You must understand the biological basis of all this. Smoking causes hardening of the arteries, but once it ceases, the body starts to clean itself, and after a short while returns to normal. Scientific studies have revealed that it is probably back to normal after five years, but the possibility that there is still some residual effect cannot be ruled out. Nevertheless, the probability most be very low. After 15 years, any residual effect would be very small, and after 20 years smaller still. In other words, we are operating at the very bottom limit of residual effects. Yet, when a claim comes up for consideration, we will often find ourselves arguing over whether the veteran had 20 pack years, or only 19, or whether he gave up 16 years ago, and not 15. Meanwhile, he has reached the age where heart disease is common, he is obese and does not exercise, and has non-war-caused high blood pressure – all of which are recognised risk factors, and which any ordinary person outside of the ivory tower would say were the “real” causes of his heart disease. Examples like this can be provided indefinitely.

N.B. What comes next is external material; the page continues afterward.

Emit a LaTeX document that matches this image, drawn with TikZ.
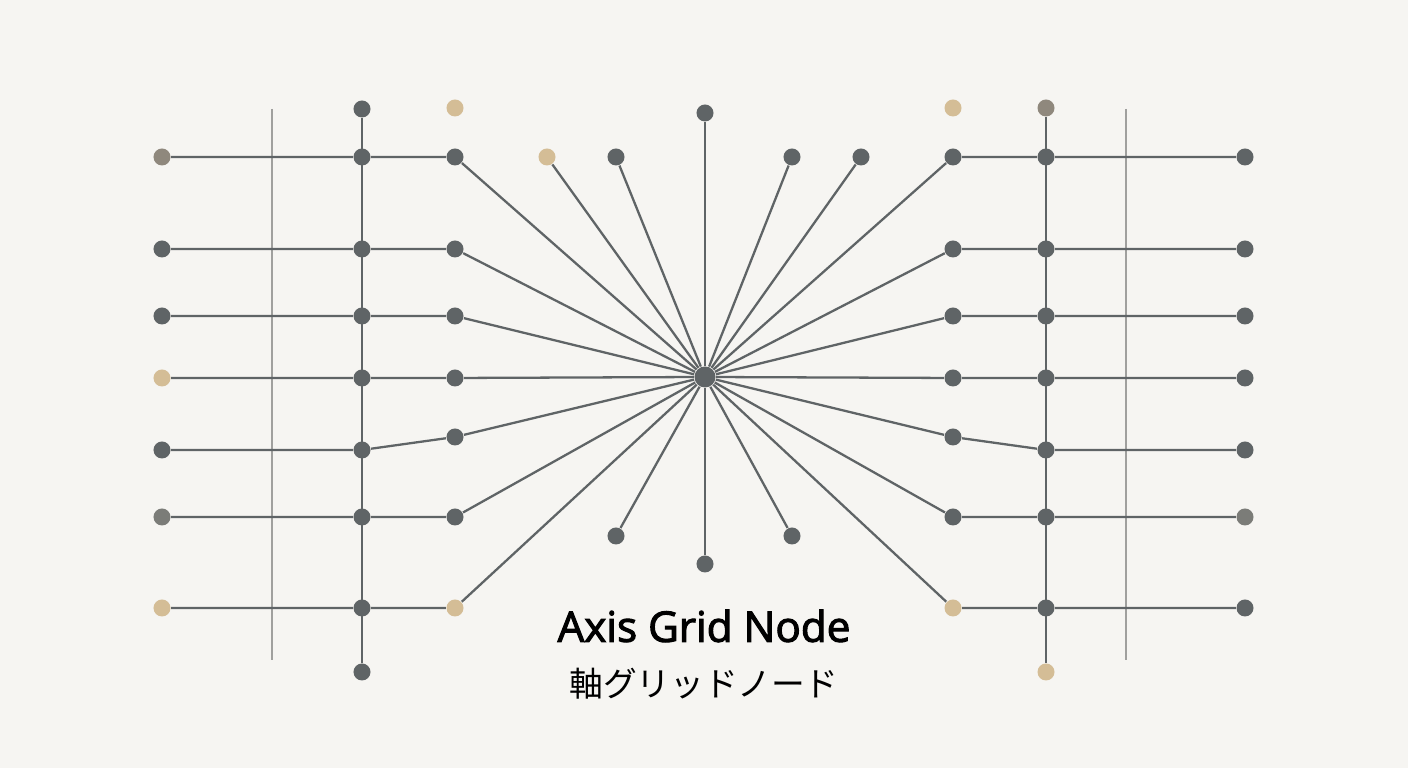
\documentclass[tikz,border=0pt]{standalone}
\usepackage{fontspec}
\newfontfamily\labelfont[FakeBold=2.5]{Open Sans}
\newfontfamily\jpfont{Noto Sans CJK JP}
\definecolor{paper}{HTML}{F6F5F2}
\definecolor{ink}{HTML}{5F6466}
\definecolor{sand}{HTML}{D4BD96}
\definecolor{taupe}{HTML}{8F887D}
\definecolor{ash}{HTML}{7B7C78}
\definecolor{guide}{HTML}{A0A09E}
\tikzset{
  gdot/.style={circle,fill=ink,inner sep=0pt,minimum size=1.7mm},
  sanddot/.style={gdot,fill=sand},
  taupedot/.style={gdot,fill=taupe},
  ashdot/.style={gdot,fill=ash},
  hub/.style={circle,fill=ink,inner sep=0pt,minimum size=2.1mm},
  link/.style={draw=ink,line width=0.65pt},
  guideline/.style={draw=guide,line width=0.5pt}
}
\begin{document}
\begin{tikzpicture}[x=0.01cm,y=-0.01cm]
\fill[paper] (0,0) rectangle (1408,768);
% thin guides
\coordinate (gl1) at (272,109);
\coordinate (gl2) at (272,660);
\coordinate (gr1) at (1126,109);
\coordinate (gr2) at (1126,660);
\draw[guideline] (gl1) -- (gl2);
\draw[guideline] (gr1) -- (gr2);
% hub
\node[hub] (hub) at (705,377) {};
% left side
\foreach \n/\y/\s in {1/157/taupedot,2/249/gdot,3/316/gdot,4/378/sanddot,5/450/gdot,6/517/ashdot,7/608/sanddot}{
  \node[\s] (L\n) at (162,\y) {};
  \node[gdot] (M\n) at (362,\y) {};
}
\foreach \n/\y in {1/157,2/249,3/316,4/378,5/437,6/517}
  \node[gdot] (I\n) at (455,\y) {};
\node[sanddot] (I7) at (455,608) {};
\node[gdot] (M0) at (362,109) {};
\node[gdot] (M8) at (362,672) {};
\node[sanddot] (It) at (455,108) {};
% right side
\foreach \n/\y/\s in {1/157/gdot,2/249/gdot,3/316/gdot,4/378/gdot,5/450/gdot,6/517/ashdot,7/608/gdot}{
  \node[\s] (R\n) at (1245,\y) {};
  \node[gdot] (N\n) at (1046,\y) {};
}
\foreach \n/\y in {1/157,2/249,3/316,4/378,5/437,6/517}
  \node[gdot] (J\n) at (953,\y) {};
\node[sanddot] (J7) at (953,608) {};
\node[taupedot] (N0) at (1046,108) {};
\node[sanddot] (N8) at (1046,672) {};
\node[sanddot] (Jt) at (953,108) {};
% spokes top and bottom
\node[sanddot] (S1) at (547,157) {};
\node[gdot] (S2) at (616,157) {};
\node[gdot] (S3) at (705,113) {};
\node[gdot] (S4) at (792,157) {};
\node[gdot] (S5) at (861,157) {};
\node[gdot] (B1) at (616,536) {};
\node[gdot] (B2) at (705,564) {};
\node[gdot] (B3) at (792,536) {};
% connectors
\foreach \n in {1,...,7}{
  \draw[link] (L\n) -- (M\n) -- (I\n) -- (hub);
  \draw[link] (R\n) -- (N\n) -- (J\n) -- (hub);
}
\draw[link] (M0) \foreach \n in {1,...,8}{ -- (M\n)};
\draw[link] (N0) \foreach \n in {1,...,8}{ -- (N\n)};
\foreach \t in {S1,S2,S3,S4,S5,B1,B2,B3}
  \draw[link] (hub) -- (\t);
% title
\node (title) at (704,626) {\labelfont\fontsize{12pt}{14pt}\selectfont Axis Grid Node};
\node (subtitle) at (704,684) {\jpfont\fontsize{9.6pt}{11pt}\selectfont 軸グリッドノード};
\end{tikzpicture}
\end{document}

Three years after the introduction of the SoP regime, the government commissioned Prof. D. Pearce to review the progress of the system. He determined that it was working quite well indeed. However, he did perform a few back-of-the-envelope calculations, and estimated that only one to ten per cent of successful claims would succeed without the “benefit of the doubt” rule. In other words, the department is accepting at least ten unworthy claims in order to avoid one worthy claim being refused. And this assumes the validity of the smoking contention, which is responsible for two thirds of all successful claims.
He also pointed out the irony that, although the Department of Veterans’ Affairs has the most generous pension system in the world, the ex-service organisations are constantly complaining about how niggardly it is. He corrected divined the cause: Veterans’ Affairs is evidence-based, whereas the ex-service organisations are reward-based. In other words, whereas the department does it best to determine that diseases are at least theoretically related to service, the ex-service organisations believe that every veteran and widow should get a pension – preferably at the highest rate – merely for being a veteran or widow, and regard SoPs and the law as unreasonable barriers to that aim.